● **Exercise description**: Can you set down, exactly as they appear below, the lines from the opening of the material through the one bearing "37, 27, 17]", minus the pictures?
-- START OF Collected data --
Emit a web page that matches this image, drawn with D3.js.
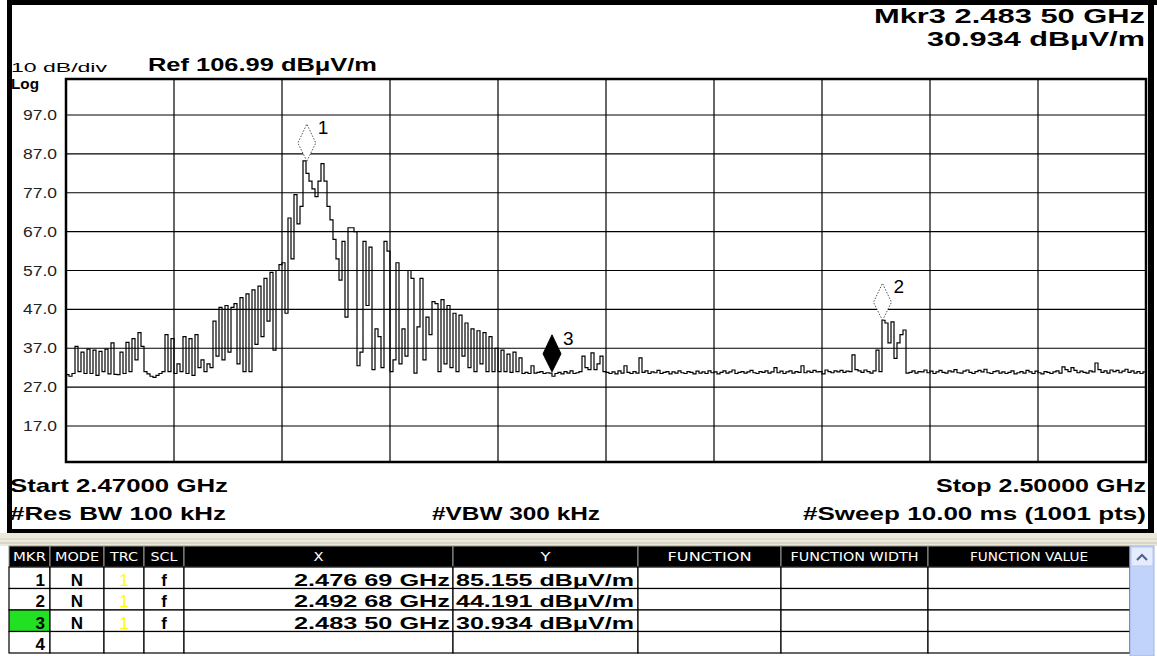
<!DOCTYPE html>
<html>
<head>
<meta charset="utf-8">
<script src="https://cdn.jsdelivr.net/npm/d3@7"></script>
<style>
  body { margin: 0; background: #fff; }
  svg { display: block; }
</style>
</head>
<body>
<svg id="chart"></svg>
<script>
const width = 1157
const height = 656

// sweep settings
const startGHz = 2.47
const stopGHz = 2.5
const yTicks = [97, 87, 77, 67, 57, 47, 37, 27, 17]

// trace level (dBuV/m), every 1/360 of the span
const traceLevels = [
  30.2, 29.8, 30.5, 37.5, 31, 36, 30.5, 36.8, 30.5, 36.5,
  30, 36.2, 31, 36.8, 30.4, 38.4, 30.3, 30.2, 36, 30.5,
  38.5, 31, 39.5, 34, 41, 37.5, 31, 30.4, 29.8, 29.5,
  30, 30.5, 31, 40.5, 31, 39.5, 30.5, 33, 31, 40,
  30.5, 39.5, 30, 40.5, 32, 34, 31, 33, 32, 44,
  35, 47.5, 34, 48, 36, 47.5, 48.5, 33, 50, 31,
  51, 31, 52, 38, 53, 40, 55, 44, 56.5, 36.5,
  57, 58.5, 59, 46, 70.5, 60, 76.5, 69, 73.5, 85.2,
  82, 80, 78, 76, 80, 84.5, 80, 73.5, 70, 65,
  60, 54.5, 64.5, 45, 68, 68, 67, 32.5, 36, 64.5,
  48, 63, 31.5, 42, 40, 32, 64.5, 62, 31, 34,
  59, 33, 42, 35, 57, 55, 30.6, 42.5, 55, 34,
  45, 40.5, 49, 48.5, 31, 49.5, 33, 48, 32, 46,
  31, 45.5, 35, 43.5, 32, 42, 31, 41.5, 33, 41,
  31, 40, 31, 37, 31, 36.5, 31, 35.5, 30.8, 36,
  31, 34.5, 30.5, 30.8, 30.5, 32.5, 30.6, 30.8, 31, 30.5,
  30.7, 30.6, 29.8, 30.5, 30.8, 30.4, 31, 30.6, 31.2, 30.5,
  30.7, 31, 35, 32, 31.5, 35.8, 31.5, 33, 35, 31,
  30.8, 30.5, 30.9, 30.4, 31.2, 30.6, 32.5, 30.8, 30.5, 31,
  30.6, 34.5, 30.8, 31.2, 30.5, 30.9, 30.7, 31.3, 30.5, 30.8,
  31, 30.4, 30.9, 30.6, 31.2, 30.7, 30.5, 31, 30.8, 30.4,
  31.1, 30.6, 30.9, 30.5, 31.2, 30.7, 30.9, 30.4, 30.8, 31.2,
  30.6, 30.9, 31.4, 30.5, 30.8, 31, 30.6, 30.9, 31.3, 30.7,
  30.5, 31, 30.8, 31.2, 30.6, 30.9, 32, 30.7, 31.1, 30.5,
  30.9, 31.2, 30.6, 31, 30.8, 32.5, 30.7, 31.1, 30.8, 31.3,
  30.9, 31, 30.4, 31.4, 31, 30.7, 31.2, 30.9, 31.3, 30.8,
  31.1, 31, 35.3, 31.5, 31.2, 30.8, 31.4, 31, 30.6, 31.2,
  36.5, 31, 44.2, 43.5, 38.4, 43.8, 34.4, 38.4, 40.5, 41.7,
  30.6, 30.8, 31.2, 30.6, 31, 30.9, 31.4, 30.7, 31.1, 30.5,
  30.9, 31.3, 30.8, 30.6, 31.2, 30.9, 31.5, 30.7, 30.6, 31.1,
  31.4, 30.8, 30.5, 31, 31.3, 30.9, 31.6, 30.7, 30.5, 31,
  31.2, 30.6, 30.9, 30.5, 30.8, 31.2, 30.4, 30.7, 31, 30.6,
  31.3, 30.9, 30.5, 31.1, 30.7, 30.4, 31, 30.8, 30.5, 30.9,
  31.2, 30.6, 32.2, 31.5, 31, 32, 31.3, 30.7, 31.1, 30.8,
  30.6, 31.2, 30.9, 33.2, 31.5, 30.8, 31.2, 30.6, 31.4, 31,
  31.3, 30.7, 31.1, 31.6, 30.8, 31.2, 30.6, 31, 30.5, 30.9,
  30.7
]

// markers
const markerIds = [1, 2, 3]
const markerFreqs = [2.47669, 2.49268, 2.4835]
const markerLevels = [85.155, 44.191, 30.934]
const activeMarker = 3

// marker table
const tableHeaders = ["MKR", "MODE", "TRC", "SCL", "X", "Y", "FUNCTION", "FUNCTION WIDTH", "FUNCTION VALUE"]
const markerModes = ["N", "N", "N"]
const markerTraces = ["1", "1", "1"]
const markerScales = ["f", "f", "f"]
const markerXText = ["2.476 69 GHz", "2.492 68 GHz", "2.483 50 GHz"]
const markerYText = ["85.155 dB\u03bcV/m", "44.191 dB\u03bcV/m", "30.934 dB\u03bcV/m"]

const plot = { left: 66, right: 1146, top: 79, bottom: 462 }

const svg = d3.select("#chart")
  .attr("width", width)
  .attr("height", height)
  .style("font-family", "Arial, 'Liberation Sans', sans-serif")

const x = d3.scaleLinear().domain([startGHz, stopGHz]).range([plot.left, plot.right])
const y = d3.scaleLinear().domain([17, 97]).range([426, 115])

// text helper, the screen is stretched sideways so widths are forced
function label(px, py, str, opts) {
  const t = svg.append("text")
    .attr("x", px)
    .attr("y", py)
    .attr("font-size", opts.size)
    .attr("font-weight", opts.bold ? "bold" : "normal")
    .attr("text-anchor", opts.anchor || "start")
    .attr("fill", opts.color || "#000")
    .text(str)
  if (opts.w) t.attr("textLength", opts.w).attr("lengthAdjust", "spacingAndGlyphs")
  return t
}

// instrument frame
svg.append("rect").attr("x", 7).attr("y", 0).attr("width", 1150).attr("height", 5).attr("fill", "#000")
svg.append("rect").attr("x", 7).attr("y", 0).attr("width", 5).attr("height", 533).attr("fill", "#000")
svg.append("rect").attr("x", 1148).attr("y", 0).attr("width", 6).attr("height", 533).attr("fill", "#000")
svg.append("rect").attr("x", 7).attr("y", 529).attr("width", 1147).attr("height", 4).attr("fill", "#000")

// header texts
label(11, 72, "10 dB/div", { size: 13, w: 96 })
label(11, 89, "Log", { size: 14, bold: true, w: 28 })
label(148, 71, "Ref 106.99 dB\u03bcV/m", { size: 19, bold: true, w: 229 })
label(1145, 23, "Mkr3 2.483 50 GHz", { size: 20, bold: true, anchor: "end", w: 271 })
label(1145, 46, "30.934 dB\u03bcV/m", { size: 20, bold: true, anchor: "end", w: 218 })

// grid
const grid = svg.append("g")
const vGrid = d3.range(11).map(i => startGHz + i * (stopGHz - startGHz) / 10)
grid.selectAll("line.v")
  .data(vGrid)
  .join("line")
  .attr("class", "v")
  .attr("x1", d => x(d)).attr("x2", d => x(d))
  .attr("y1", plot.top).attr("y2", plot.bottom)
  .attr("stroke", "#000").attr("stroke-width", 1.2)
grid.selectAll("line.h")
  .data(yTicks)
  .join("line")
  .attr("class", "h")
  .attr("x1", plot.left).attr("x2", plot.right)
  .attr("y1", d => y(d)).attr("y2", d => y(d))
  .attr("stroke", "#000").attr("stroke-width", 1.2)
svg.append("rect")
  .attr("x", plot.left).attr("y", plot.top)
  .attr("width", plot.right - plot.left).attr("height", plot.bottom - plot.top)
  .attr("fill", "none").attr("stroke", "#000").attr("stroke-width", 2.5)

// y labels
svg.selectAll("text.ytick")
  .data(yTicks)
  .join("text")
  .attr("class", "ytick")
  .attr("x", 57)
  .attr("y", d => y(d) + 5)
  .attr("text-anchor", "end")
  .attr("font-size", 14)
  .attr("fill", "#222")
  .attr("textLength", 34)
  .attr("lengthAdjust", "spacingAndGlyphs")
  .text(d => d.toFixed(1))

// trace
const step = (stopGHz - startGHz) / (traceLevels.length - 1)
svg.append("clipPath").attr("id", "clip")
  .append("rect")
  .attr("x", plot.left).attr("y", plot.top)
  .attr("width", plot.right - plot.left).attr("height", plot.bottom - plot.top)
const line = d3.line()
  .x((d, i) => x(startGHz + i * step))
  .y(d => y(d))
  .curve(d3.curveStepAfter)
svg.append("path")
  .datum(traceLevels)
  .attr("clip-path", "url(#clip)")
  .attr("d", line)
  .attr("fill", "none")
  .attr("stroke", "#000")
  .attr("stroke-width", 1.2)

// markers
const mk = svg.selectAll("g.marker")
  .data(markerIds)
  .join("g")
  .attr("class", "marker")
  .attr("transform", (d, i) => `translate(${x(markerFreqs[i])},${y(markerLevels[i])})`)
mk.append("path")
  .attr("d", "M0,0 L9,-18 L0,-37 L-9,-18 Z")
  .attr("fill", d => d === activeMarker ? "#000" : "#fff")
  .attr("stroke", d => d === activeMarker ? "#000" : "#555")
  .attr("stroke-dasharray", d => d === activeMarker ? null : "1.5 1.5")
mk.append("text")
  .attr("x", 11).attr("y", -27)
  .attr("font-size", 19)
  .text(d => d)

// footer texts
label(10, 492, "Start 2.47000 GHz", { size: 19, bold: true, w: 218 })
label(1146, 492, "Stop 2.50000 GHz", { size: 19, bold: true, anchor: "end", w: 210 })
label(10, 520, "#Res BW 100 kHz", { size: 19, bold: true, w: 216 })
label(432, 520, "#VBW 300 kHz", { size: 19, bold: true, w: 168 })
label(1146, 520, "#Sweep  10.00 ms (1001 pts)", { size: 19, bold: true, anchor: "end", w: 343 })

// marker table
svg.append("rect").attr("x", 0).attr("y", 533).attr("width", width).attr("height", 13).attr("fill", "#ece9d8")
svg.append("line").attr("x1", 0).attr("x2", width).attr("y1", 539).attr("y2", 539).attr("stroke", "#d4d0c8")
svg.append("line").attr("x1", 0).attr("x2", width).attr("y1", 543).attr("y2", 543).attr("stroke", "#c8c4b8")
const colEdges = [9, 50, 104, 144, 184, 453, 638, 781, 928, 1130]
const headerWidths = [33, 44, 28, 27, 10, 10, 84, 128, 118]
const headTop = 546, headH = 21, rowH = 21.5
tableHeaders.forEach((h, i) => {
  const x0 = colEdges[i], x1 = colEdges[i + 1]
  svg.append("rect").attr("x", x0).attr("y", headTop).attr("width", x1 - x0).attr("height", headH)
    .attr("fill", "#000").attr("stroke", "#999").attr("stroke-width", 1)
  svg.append("text")
    .attr("x", (x0 + x1) / 2).attr("y", headTop + 15)
    .attr("text-anchor", "middle")
    .attr("font-size", 13)
    .attr("fill", "#fff")
    .attr("textLength", headerWidths[i])
    .attr("lengthAdjust", "spacingAndGlyphs")
    .attr("font-family", "'DejaVu Sans Condensed', 'Liberation Sans Narrow', sans-serif")
    .text(h)
})
const rowCount = 4
const cellText = (px, py, str, anchor, len) => {
  const t = svg.append("text").attr("x", px).attr("y", py).attr("text-anchor", anchor)
    .attr("font-size", 17).attr("font-weight", "bold").text(str)
  if (len) t.attr("textLength", len).attr("lengthAdjust", "spacingAndGlyphs")
  return t
}
for (let r = 0; r < rowCount; r++) {
  const top = headTop + headH + r * rowH
  for (let c = 0; c < tableHeaders.length; c++) {
    const x0 = colEdges[c], x1 = colEdges[c + 1]
    svg.append("rect").attr("x", x0).attr("y", top).attr("width", x1 - x0).attr("height", rowH)
      .attr("fill", c === 0 && r + 1 === activeMarker ? "#22e022" : "#fff")
      .attr("stroke", "#000").attr("stroke-width", 1.2)
  }
  const base = top + rowH - 3
  cellText(colEdges[1] - 5, base, r < markerIds.length ? markerIds[r] : r + 1, "end")
  if (r < markerIds.length) {
    cellText((colEdges[1] + colEdges[2]) / 2, base, markerModes[r], "middle")
    cellText((colEdges[2] + colEdges[3]) / 2, base, markerTraces[r], "middle").attr("fill", "#ffff00").attr("font-weight", "normal")
    cellText((colEdges[3] + colEdges[4]) / 2, base, markerScales[r], "middle")
    cellText(colEdges[5] - 3, base, markerXText[r], "end", 156)
    cellText(colEdges[5] + 3, base, markerYText[r], "start", 178)
  }
}
// scrollbar
svg.append("rect").attr("x", 1130).attr("y", headTop).attr("width", 24).attr("height", height - headTop)
  .attr("fill", "#c1d3fb").attr("stroke", "#9db3e6")
svg.append("rect").attr("x", 1131).attr("y", headTop + 1).attr("width", 22).attr("height", 19)
  .attr("fill", "#e4ecfd").attr("stroke", "#b8c8ee")
svg.append("path").attr("d", "M1137,560 L1142,555 L1147,560").attr("fill", "none").attr("stroke", "#4d6185").attr("stroke-width", 2)
</script>
</body>
</html>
-- END OF Collected data --
● **Solution for this exercise**:
Emit a web page that matches this image, drawn with D3.js.
<!DOCTYPE html>
<html>
<head>
<meta charset="utf-8">
<script src="https://cdn.jsdelivr.net/npm/d3@7"></script>
<style>
  body { margin: 0; background: #fff; }
  svg { display: block; }
</style>
</head>
<body>
<svg id="chart"></svg>
<script>
const width = 1157
const height = 656

// sweep settings
const startGHz = 2.47
const stopGHz = 2.5
const yTicks = [97, 87, 77, 67, 57, 47, 37, 27, 17]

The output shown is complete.